This paper reveals the typical beginner’s flawed approach to wind energy based on ignorance and denial of the basics of wind energy. No matter how many formulae are presented, they cannot overcome the ignorance from which the entire approach originates.
The glaring ignorance that jumps out at a person familiar with wind energy starts with two typical beginner errors:
believing that surfaces being dragged downwind, entailing a non-power-producing upwind return journey for the working surfaces, is a more effective approach to wind energy. It starts with not even understanding the difference between a lift-based machine, and a drag-based machine, according to long-established wind energy terminology;
believing that “this time it’s different” regarding the applicability of the Betz coefficient to a given configuration for a wind energy extraction device.
As to point 1, lift machines versus drag machines, the longstanding convention in wind energy is that “drag-based” operation is exemplified by a Savonius-type device, with the most common example being an anemometer, where cups are pushed downwind by thrust force from the wind, then must fight their way back upwind on the return journey, contributing negative power to the device on this return trip.
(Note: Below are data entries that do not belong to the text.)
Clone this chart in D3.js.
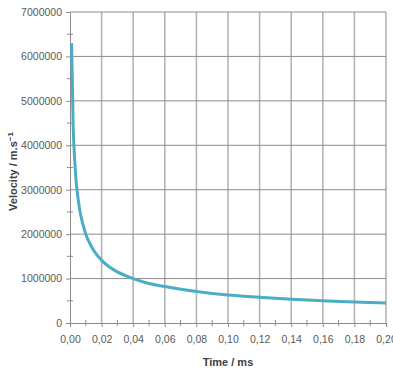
<!DOCTYPE html>
<html>
<head>
<meta charset="utf-8">
<script src="https://cdn.jsdelivr.net/npm/d3@7"></script>
<style>
body { margin: 0; background: #fff; }
#vis { width: 393px; height: 370px; }
text { font-family: "Liberation Sans", Arial, sans-serif; }
</style>
</head>
<body>
<div id="vis"></div>
<script>
var width = 393;
var height = 370;

var margin = {
    top: 12,
    bottom: 47,
    left: 70,
    right: 7
}

// time (ms) and velocity (m/s)
var time = [0.001, 0.002, 0.003, 0.004, 0.005, 0.006, 0.008, 0.010, 0.012, 0.015,
    0.020, 0.025, 0.030, 0.040, 0.050, 0.060, 0.080, 0.100, 0.120, 0.140, 0.160, 0.180, 0.200];
var velocity = [6300000, 4450000, 3650000, 3150000, 2830000, 2580000, 2240000, 2000000, 1830000, 1630000,
    1410000, 1260000, 1150000, 1000000, 890000, 820000, 710000, 630000, 580000, 535000, 500000, 470000, 450000];

var x_ticks = [0, 0.02, 0.04, 0.06, 0.08, 0.10, 0.12, 0.14, 0.16, 0.18, 0.20];
var y_ticks = [0, 1000000, 2000000, 3000000, 4000000, 5000000, 6000000, 7000000];

var svg = d3.select('#vis')
    .append('svg')
    .attr('width', width)
    .attr('height', height)
    .append('g')
    .attr('transform', 'translate(' + margin.left + ',' + margin.top + ')');

width = width - margin.left - margin.right;
height = height - margin.top - margin.bottom;

var x_scale = d3.scaleLinear()
    .domain([0, 0.2])
    .range([0, width]);

var y_scale = d3.scaleLinear()
    .domain([0, 7000000])
    .range([height, 0]);

// grid
svg.append('g')
    .selectAll('line')
    .data(x_ticks.slice(1))
    .enter()
    .append('line')
    .attr('x1', function (d) { return x_scale(d); })
    .attr('x2', function (d) { return x_scale(d); })
    .attr('y1', 0)
    .attr('y2', height)
    .attr('stroke', '#b4b4b4')
    .attr('stroke-width', 1.6);

svg.append('g')
    .selectAll('line')
    .data(y_ticks.slice(1))
    .enter()
    .append('line')
    .attr('x1', 0)
    .attr('x2', width)
    .attr('y1', function (d) { return y_scale(d); })
    .attr('y2', function (d) { return y_scale(d); })
    .attr('stroke', '#8c8c8c')
    .attr('stroke-width', 1);

// minor ticks crossing the axes
var x_minor = x_ticks.slice(0, -1).map(function (d) { return d + 0.01; });
var y_minor = y_ticks.slice(0, -1).map(function (d) { return d + 500000; });

svg.append('g')
    .selectAll('line')
    .data(x_minor)
    .enter()
    .append('line')
    .attr('x1', function (d) { return x_scale(d); })
    .attr('x2', function (d) { return x_scale(d); })
    .attr('y1', height - 3)
    .attr('y2', height + 3)
    .attr('stroke', '#8c8c8c');

svg.append('g')
    .selectAll('line')
    .data(y_minor)
    .enter()
    .append('line')
    .attr('x1', -3)
    .attr('x2', 3)
    .attr('y1', function (d) { return y_scale(d); })
    .attr('y2', function (d) { return y_scale(d); })
    .attr('stroke', '#8c8c8c');

var x_axis = d3.axisBottom(x_scale)
    .tickValues(x_ticks)
    .tickSize(4)
    .tickPadding(9)
    .tickFormat(function (d) { return d3.format('.2f')(d).replace('.', ','); });

var y_axis = d3.axisLeft(y_scale)
    .tickValues(y_ticks)
    .tickSize(4)
    .tickPadding(4)
    .tickFormat(d3.format('d'));

svg.append('g')
    .attr('class', 'x axis')
    .attr('transform', 'translate(0,' + height + ')')
    .call(x_axis);

svg.append('g')
    .attr('class', 'y axis')
    .call(y_axis);

svg.selectAll('.axis path, .axis line')
    .attr('stroke', '#8c8c8c');

svg.selectAll('.axis text')
    .attr('fill', '#595959')
    .style('font-size', '10.5px');

// line
var line = d3.line()
    .x(function (d, i) { return x_scale(time[i]); })
    .y(function (d) { return y_scale(d); })
    .curve(d3.curveMonotoneX);

svg.append('path')
    .datum(velocity)
    .attr('d', line)
    .attr('fill', 'none')
    .attr('stroke', '#4bacc6')
    .attr('stroke-width', 3);

// titles
svg.append('text')
    .attr('x', 158)
    .attr('y', height + 43)
    .attr('text-anchor', 'middle')
    .attr('fill', '#404040')
    .style('font-size', '11px')
    .style('font-weight', 'bold')
    .text('Time / ms');

var ylab = svg.append('text')
    .attr('transform', 'translate(-53,' + (y_scale(3500000) + 4) + ') rotate(-90)')
    .attr('text-anchor', 'middle')
    .attr('fill', '#404040')
    .style('font-size', '11px')
    .style('font-weight', 'bold');

ylab.append('tspan').text('Velocity / m.s');
ylab.append('tspan')
    .attr('dy', -4)
    .style('font-size', '8px')
    .text('\u22121');
</script>
</body>
</html>
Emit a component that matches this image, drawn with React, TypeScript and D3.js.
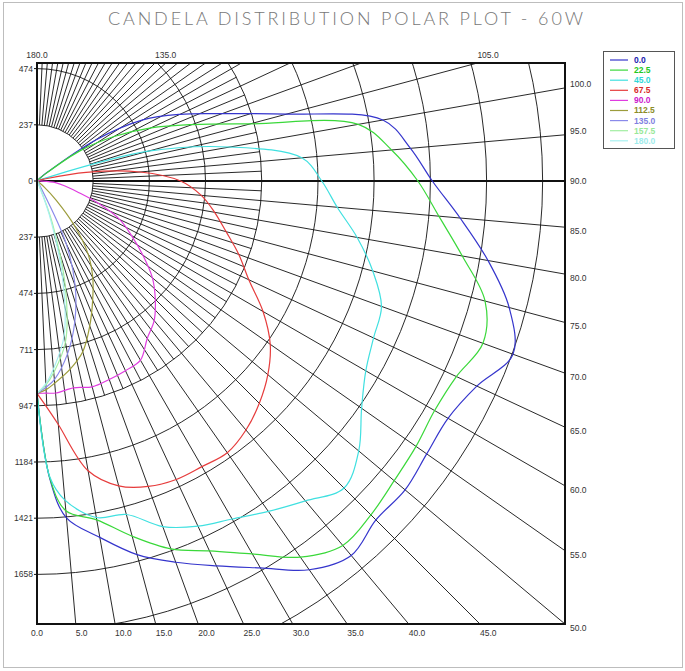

It is possible to fly a kite back-and-forth, or in a circle, figure-8, etc., to achieve the a larger amount of downwind thrust, like a larger non-crosswind surface would have. However, if the power is extracted by allowing the working surfaces to travel downwind, with the energy extracted in the downwind direction, from the downwind thrust force, that is still fundamentally a drag-based machine, (that uses lift to achieve greater downwind drag), and it still suffers from the same detractive aspects of any drag-based machine, which is the reduced power from the downwind-traveling surfaces due to reduced relative wind speed impinging on the working surfaces in that downwind direction, plus the power lost on the return trip. It’s the same basic operation as a savonius turbine, as though one is using a parachute dragged downwind, then folded as it returns upwind, which is instantly recognized in the actual art of wind energy as a drag-based machine.
Similarly, in established wind energy, lift is used to pull a blade in a circle against the “drag” of a generator at the center of rotation, however this configuration is called, by long convention, a “lift-based” turbine, and using lift to pull in a circular path against the “drag” of a generator is called “lift mode”, NOT “drag mode”. The lift versus drag naming convention refers to the working surfaces themselves, not the load, which normally induces “drag”.
So just as a start, Loyd and his followers have the entire basis of wind energy backwards, calling lift-based machines “drag”-based, and vice-versa. To jump into wind energy and start reversing the most basic naming conventions just shows an ignorance of how wind energy actually works, and how it has been understood and analyzed for a hundred years, including the naming conventions for the most basic distinctions in types of wind energy extraction approaches.
What is missing is the fact that “lift” has a forward component, and that the tips of wind turbine blades, once traveling, are effective at a zero or even negative setting angle. Watch a hang-glider in flight: the motion is propelled forward, while the wing is angled backwards. Why? There is a vacuum above the front of the wing that pulls it forward. That is called “lift” by long convention, since it results in flight. The fact is a wind turbine blade pulls forward against the “drag” of a generator, on the basis of lift. The same would be true if, as is often discussed but seldom if ever tried, the central generator were replaced by small rotors mounted on the blades themselves. The machine would still be “lift-based”, though perhaps less efficient.
Next, the notion that the Betz coefficient, which is a universal factor, somehow “does not apply” to kite-based or airborne wind energy systems due to the small effect the kite has in such a large area is in error. One could make the same claim for any newbie-inspired first stab at a wind energy device. After all, a typical wind turbine rotor can have a solidity as low as 2%, yet is capable of extracting close to the Betz coefficient. If one were a beginner in wind energy, one might similarly construct a large yet inefficient rotor, incapable of extracting a large percentage of the energy from its swept area, and claim that the Betz coefficient does not apply to it since it does not even approach the betz coefficient anyway. This may be true, but that’s like saying the rules on a racetrack do not apply to a wheelbarrow because it is incapable of winning a race. The fact of a less-effective approach to wind energy does not mean the limits to power extraction don’t apply, just because the given approach does not approach that level of efficiency.
So my opinion is that the two most glaring ignorant mistakes beginners make in wind energy are manifest in this approach to AWE:
- Not even understanding the difference between a lift machine and a drag machine;
- Arguing that the Betz coefficient “does not apply” to ones pet new configuration.
Once that is established, it is easy to see that the understanding of AWE remains at the level of beginners who do not know the ropes or understand the basics of the art to which they aspire.